TWO women racially abused a taxi driver during a late-night journey across Carlisle after he told them they should not eat and drink in his cab.

The driver collected 25-year-old Shanie Phillipson and the second woman on the evening of August 25 last year and immediately told them they were not allowed into the cab with the cans of beer and lager they had.

The man also then told them not to eat in the cab as Phillipson began tucking into a packet of crisps, magistrates heard. As the journey got underway, the women began verbally abusing the driver.

Phillipson sat behind the driver and made comments suggesting he was a paedophile. When she began eating crisps, and he asked to not do that, she responded by saying she was allowed to eat whatever she wanted “in my own country.”

The man was also subjected to homophobic abuse.

Though the prosecution accepted that the second woman involved, who has not been identified, was the main protagonist in the abuse, Phillipson had joined in and the two women had both used the same kind of abusive language.

Prosecutor Graeme Tindall told the city’s Rickergate court: “It has caused the taxi driver considerable upset. He said he has been in this country for nine years and only suffered racism on two occasions.

“This was one of them.

“He believes that everybody should be treated equally, and it made him feel sad. He did not argue because they were abusing him, and he didn’t want to get into an argument with them.”

He felt he needed to concentrate on his driving.

After the journey, aware that they were filming the encounter, the victim feared the women would post some of the encounter on Facebook.

In a statement, he said: “It made me feel extremely stressed; I dreaded going to work and feared that they hadn’t gone away.”

In the weeks after the incident, the driver’s wife had struggled to sleep because she was worried about her husband while he was at work.

Phillipson, of Boundary Road, Currock, admitted using racially aggravated threatening and abusive words and behaviour.

Steven Marsh, defending, said the defendant had a long history of anxiety and depression, which dated back to when she was aged 14. Though she had been given antidepressants, Phillipson had been given no other treatment.

“She accepts she was intoxicated,” said the lawyer.

“She has no recollection of the actual incident. It started with an argument over taking cans of drink into the taxi. The cans were discarded, and she then started to eat crisps but was told to stop doing that.

“It was at that point that the comments started.”

It was the second woman passenger who had told the driver she would get her boyfriend to smash the driver’s face in, said Mr Marsh. At that point, said the lawyer, Phillipson had gestured to the other woman to get her to stop.

“The defendant apologised to the taxi driver for other matters, including putting her feet on the sill,” continued Mr Marsh, accepting that Phillipson had joined in with some of the offensive comments.

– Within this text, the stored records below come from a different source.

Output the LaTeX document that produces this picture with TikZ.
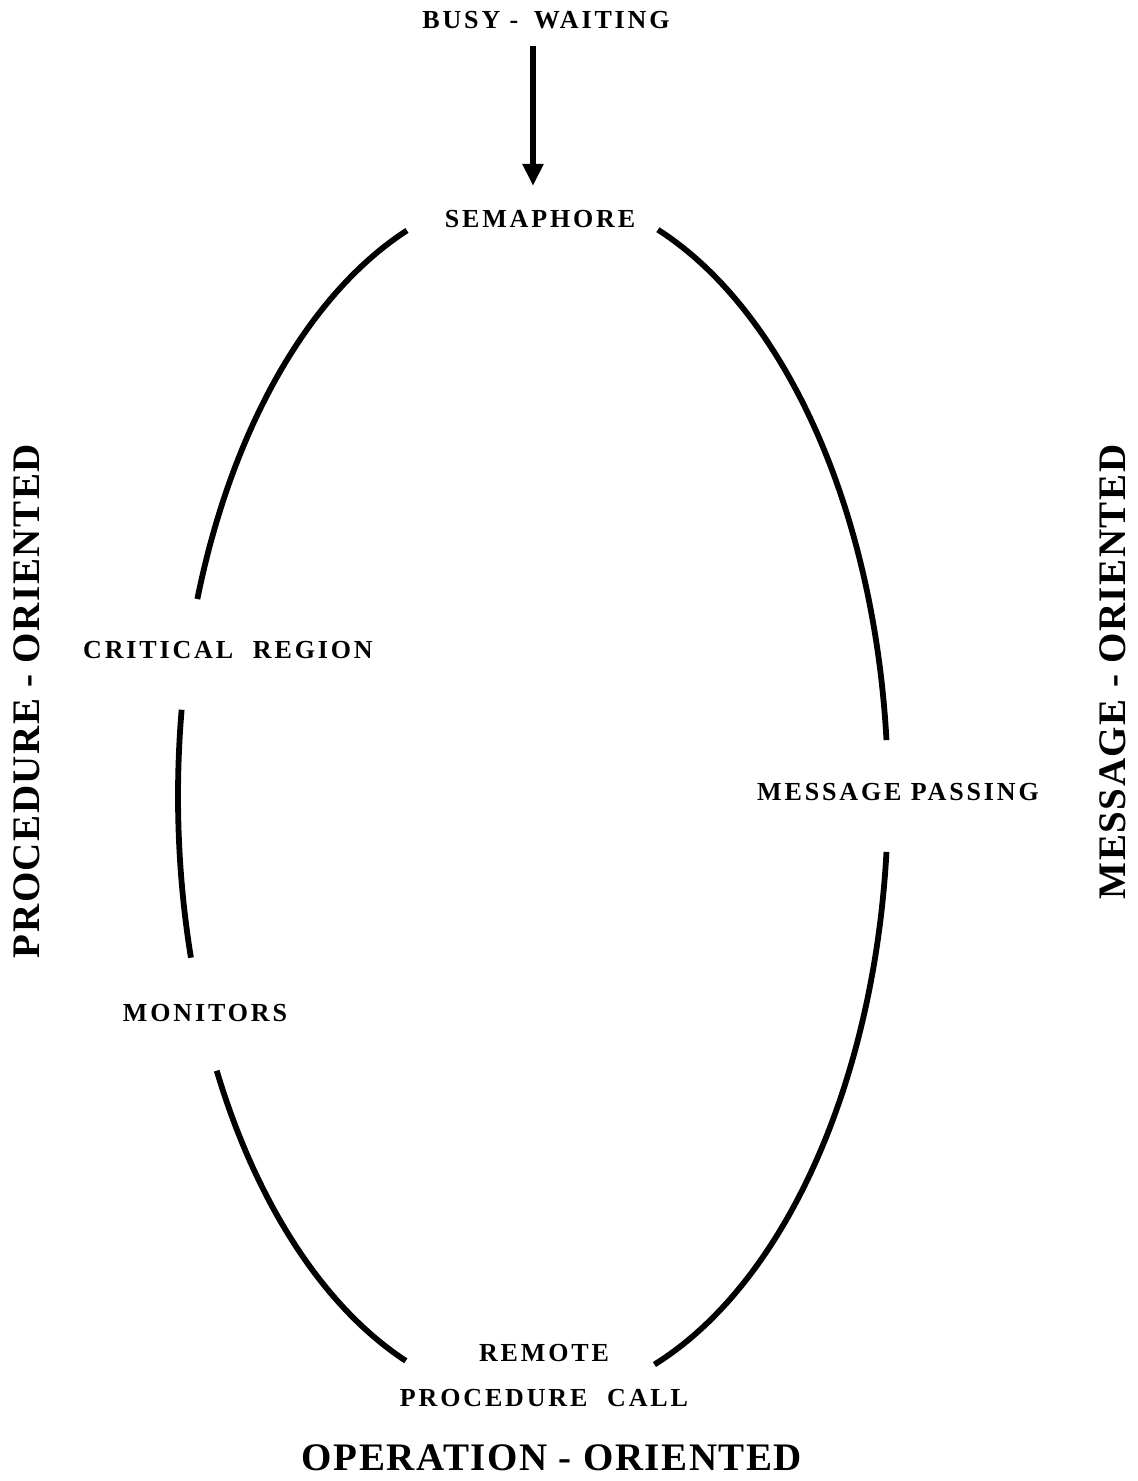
\documentclass[tikz,border=0pt]{standalone}
\usepackage{fontspec}
\setmainfont{Liberation Serif}
\newfontfamily\labelfont[LetterSpace=11]{Liberation Serif}
\newfontfamily\axisfont[LetterSpace=4]{Liberation Serif}
\usetikzlibrary{arrows.meta}

\begin{document}
\begin{tikzpicture}[x=0.5pt,y=-0.5pt,
  term/.style={inner sep=0pt, align=center,
    font={\labelfont\bfseries\fontsize{13}{22.5}\selectfont}},
  axis/.style={inner sep=0pt,
    font={\axisfont\bfseries\fontsize{19.5}{22}\selectfont}},
  ring/.style={line width=2.9pt},
  flow/.style={line width=2.8pt, -{Triangle[width=10pt,length=11pt]}}]

  % page frame
  \useasboundingbox (0,0) rectangle (1137,1481);

  % mechanisms
  \node[term] (busy) at (546,20)   {BUSY -\hspace{0.6em}WAITING};
  \node[term] (sem)  at (540,219)  {SEMAPHORE};
  \node[term] (crit) at (228,650)  {CRITICAL\hspace{0.4em} REGION};
  \node[term] (msg)  at (898,792)  {MESSAGE PASSING};
  \node[term] (mon)  at (205,1013) {MONITORS};
  \node[term] (rpc)  at (544,1375.5) {REMOTE\\PROCEDURE\hspace{0.4em} CALL};

  % orientation axes
  \node[axis] (op)    at (552,1458) {OPERATION - ORIENTED};
  \node[axis, rotate=90] (proc)  at (27,701)  {PROCEDURE - ORIENTED};
  \node[axis, rotate=90] (msgor) at (1113,672) {MESSAGE - ORIENTED};

  % busy-waiting leads to semaphores
  \coordinate (shaft) at (533,0);
  \draw[flow, shorten <=8.5pt, shorten >=12pt] (busy.south -| shaft) -- (sem.north -| shaft);

  % elliptical ring linking the mechanisms
  \def\ringarc#1#2{plot[domain=#1:#2, samples=80, smooth] ({533+355*cos(\x)},{796-605*sin(\x)})}
  \draw[ring] \ringarc{69.4}{5.3};
  \draw[ring] \ringarc{354.7}{290};
  \draw[ring] \ringarc{249}{207};
  \draw[ring] \ringarc{195.5}{171.8};
  \draw[ring] \ringarc{161}{110.8};
\end{tikzpicture}
\end{document}
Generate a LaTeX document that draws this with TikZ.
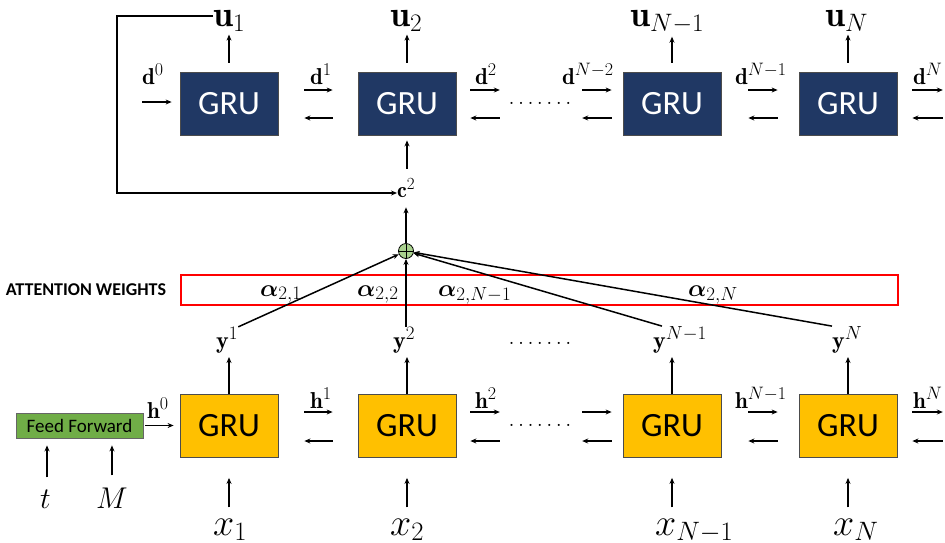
\RequirePackage{fix-cm}
\documentclass[tikz,border=0pt]{standalone}
\usepackage{amsmath,bm}
\usepackage{fontspec}
\newfontfamily\calib{Carlito}
\usetikzlibrary{arrows.meta,positioning,calc}
\DeclareMathSizes{22}{22}{17}{13}
\DeclareMathSizes{23}{23}{18}{14}
\DeclareMathSizes{24}{24}{19}{14}
\definecolor{cdec}{HTML}{203864}
\definecolor{cenc}{HTML}{FFC000}
\definecolor{cff}{HTML}{70AD47}
\definecolor{cplus}{HTML}{A9D18E}
\definecolor{cattn}{HTML}{FF0000}
\newcommand\dotrow{\hbox to 66pt{\xleaders\hbox to 9.4pt{\hss.\hss}\hfill}}
\tikzset{
  grubox/.style={draw=black!70, line width=0.8pt, minimum width=98pt,
                 minimum height=63pt, inner sep=0pt,
                 font=\calib\fontsize{34}{36}\selectfont},
  ndec/.style={grubox, fill=cdec, text=white},
  nenc/.style={grubox, fill=cenc, text=black},
  nff/.style={draw=black!60, line width=0.8pt, fill=cff, minimum width=127pt,
              minimum height=25pt, inner sep=0pt,
              font=\calib\fontsize{19}{21}\selectfont},
  nplus/.style={circle, draw, fill=cplus, minimum size=15pt, inner sep=0pt,
                line width=0.8pt, path picture={
                  \draw[line width=0.8pt] (path picture bounding box.north) -- (path picture bounding box.south)
                    (path picture bounding box.west) -- (path picture bounding box.east);}},
  nattn/.style={draw=cattn, line width=1.6pt, minimum width=717pt,
                minimum height=30pt, inner sep=0pt},
  lbl/.style={inner sep=0pt, anchor=base west},
  ulbl/.style={lbl, font=\fontsize{36}{40}\selectfont},
  xlbl/.style={lbl, font=\fontsize{38}{42}\selectfont},
  tlbl/.style={lbl, font=\fontsize{30}{32}\selectfont},
  dlbl/.style={lbl, font=\fontsize{23}{25}\selectfont},
  ylbl/.style={lbl, font=\fontsize{24}{26}\selectfont},
  clbl/.style={lbl, font=\fontsize{22}{24}\selectfont},
  dots/.style={inner sep=0pt, font=\fontsize{26}{28}\selectfont},
  pt0/.style={inner sep=0pt, minimum size=0pt},
  flow/.style={-{Stealth[length=6pt,width=5pt]}, line width=1.5pt},
  fback/.style={flow, line width=2.2pt},
}
\begin{document}
\begin{tikzpicture}[x=1pt, y=-1pt]
  \useasboundingbox (0,0) rectangle (945,542);
  % GRU chains
  \foreach \i/\x in {1/229, 2/407, 3/672, 4/848} {
    \node[ndec] (dec\i) at (\x,103.5) {GRU};
    \node[nenc] (enc\i) at (\x,426) {GRU};
  }
  \node[pt0] (decdL) at (500,103.5) {};
  \node[pt0] (decdR) at (582,103.5) {};
  \node[pt0] (decend) at (943,103.5) {};
  \node[pt0] (encdL) at (500,426) {};
  \node[pt0] (encdR) at (582,426) {};
  \node[pt0] (encend) at (943,426) {};
  \node[dots] (decdots) at (540,103) {\dotrow};
  \node[dots] (encdots) at (540,425) {\dotrow};
  \node[dots] (ydots) at (540,343) {\dotrow};

  % hidden states, both ways
  \foreach \r/\u/\d in {dec/13.5pt/-14.5pt, enc/14pt/-15pt}
    \foreach \a/\b/\sa/\sb in {1/2/26pt/25pt, 2/dL/14pt/0pt, dR/3/0pt/11pt, 3/4/27pt/21pt, 4/end/15pt/0pt} {
      \draw[flow, shorten <=\sa, shorten >=\sb] ([yshift=\u]\r\a.east) -- ([yshift=\u]\r\b.west);
      \draw[flow, shorten <=\sb, shorten >=\sa] ([yshift=\d]\r\b.west) -- ([yshift=\d]\r\a.east);
    }

  % state labels
  \foreach \n/\x/\t in {0/142/0, 1/310/1, 2/475/2, 3/562/N-2, 4/735/N-1, 5/913/N}
    \node[dlbl] (dl\n) at (\x,84) {$\mathbf{d}^{\t}$};
  \node[dlbl] (hl0) at (147,418) {$\mathbf{h}^{0}$};
  \foreach \n/\x/\t in {1/310/1, 2/475/2, 4/735/N-1, 5/913/N}
    \node[dlbl] (hl\n) at (\x,408) {$\mathbf{h}^{\t}$};
  \node[pt0] (din) at (142,102) {};
  \draw[flow, shorten >=8pt] (din) -- (din -| dec1.west);

  % decoder outputs
  \node[ulbl] (u1) at (213,26) {$\mathbf{u}_1$};
  \node[ulbl] (u2) at (390,26) {$\mathbf{u}_2$};
  \node[ulbl] (u3) at (630,26) {$\mathbf{u}_{N-1}$};
  \node[ulbl] (u4) at (825,26) {$\mathbf{u}_N$};
  \foreach \i in {1,...,4}
    \draw[flow, shorten <=9pt, shorten >=3pt] (dec\i.north) -- (dec\i.north |- u\i.south);

  % context
  \node[clbl] (c2) at (397,197) {$\mathbf{c}^2$};
  \node[nplus] (plus) at (406,251) {};
  \coordinate (fbl) at (117,193);
  \draw[fback, -{Stealth[length=6pt,width=5pt]}] ([yshift=5pt]u1.west) -| (fbl) -- (fbl -| c2.west);
  \draw[flow, shorten >=10pt] (plus) -- (plus |- c2.south);
  \draw[flow, shorten <=9pt, shorten >=5pt] (dec2.south |- c2.north) -- (dec2.south);

  % attention
  \node[nattn] (attn) at (539.5,290) {};
  \node[inner sep=0pt, left=14pt of attn, font=\calib\bfseries\fontsize{18}{20}\selectfont] (attnl) {ATTENTION WEIGHTS};
  \node[ylbl] (a1) at (260,296) {$\bm{\alpha}_{2,1}$};
  \node[ylbl] (a2) at (357,296) {$\bm{\alpha}_{2,2}$};
  \node[ylbl] (a3) at (438,296) {$\bm{\alpha}_{2,N-1}$};
  \node[ylbl] (a4) at (688,296) {$\bm{\alpha}_{2,N}$};

  % encoder outputs
  \node[ylbl] (y1) at (216,348) {$\mathbf{y}^1$};
  \node[ylbl] (y2) at (393,348) {$\mathbf{y}^2$};
  \node[ylbl] (y3) at (653,348) {$\mathbf{y}^{N-1}$};
  \node[ylbl] (y4) at (832,348) {$\mathbf{y}^N$};
  \foreach \i in {1,...,4}
    \draw[flow, shorten >=4pt] (enc\i.north) -- (enc\i.north |- y\i.south);
  \draw[flow] (y1.north east) -- (plus);
  \draw[flow] (y2.north -| plus) -- (plus);
  \draw[flow] ([xshift=9pt]y3.north west) -- (plus);
  \draw[flow] (y4.north west) -- (plus);

  % inputs
  \node[xlbl] (x1) at (213,535) {$x_1$};
  \node[xlbl] (x2) at (390,535) {$x_2$};
  \node[xlbl] (x3) at (655,535) {$x_{N-1}$};
  \node[xlbl] (x4) at (833,535) {$x_N$};
  \foreach \i in {1,...,4}
    \draw[flow, shorten <=11pt, shorten >=20pt] (enc\i.south |- x\i.north) -- (enc\i.south);

  % initial state
  \node[nff] (ff) at (79.5,425.5) {Feed Forward};
  \node[tlbl] (tin) at (40,508) {$t$};
  \node[tlbl] (min) at (96,508) {$M$};
  \draw[flow, shorten <=12pt, shorten >=7pt] ([xshift=1.5pt]tin.north) -- ([xshift=1.5pt]tin.north |- ff.south);
  \draw[flow, shorten <=12pt, shorten >=7pt] (min.north) -- (min.north |- ff.south);
  \draw[flow, shorten <=2pt, shorten >=6pt] (ff.east) -- (ff.east -| enc1.west);
\end{tikzpicture}
\end{document}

Since the incident, the defendant had disassociated herself from some of the people she was spending time with. The other woman was not somebody Phillipson even knew, said Mr Marsh, and that second woman had not been caught.

The lawyer added that Phillipson would welcome Probation Service intervention and she was suitable for rehabilitation.

The presiding magistrate told the defendant: “It’s not the first time you have been in court for not being able to keep a lid on it.” The magistrates imposed a 12-month community order which includes 15 rehabilitation activity days.

Phillipson must also observe 80 days of electronically monitored alcohol abstinence and pay £200 compensation to the victim, as well as a £114 victim surcharge.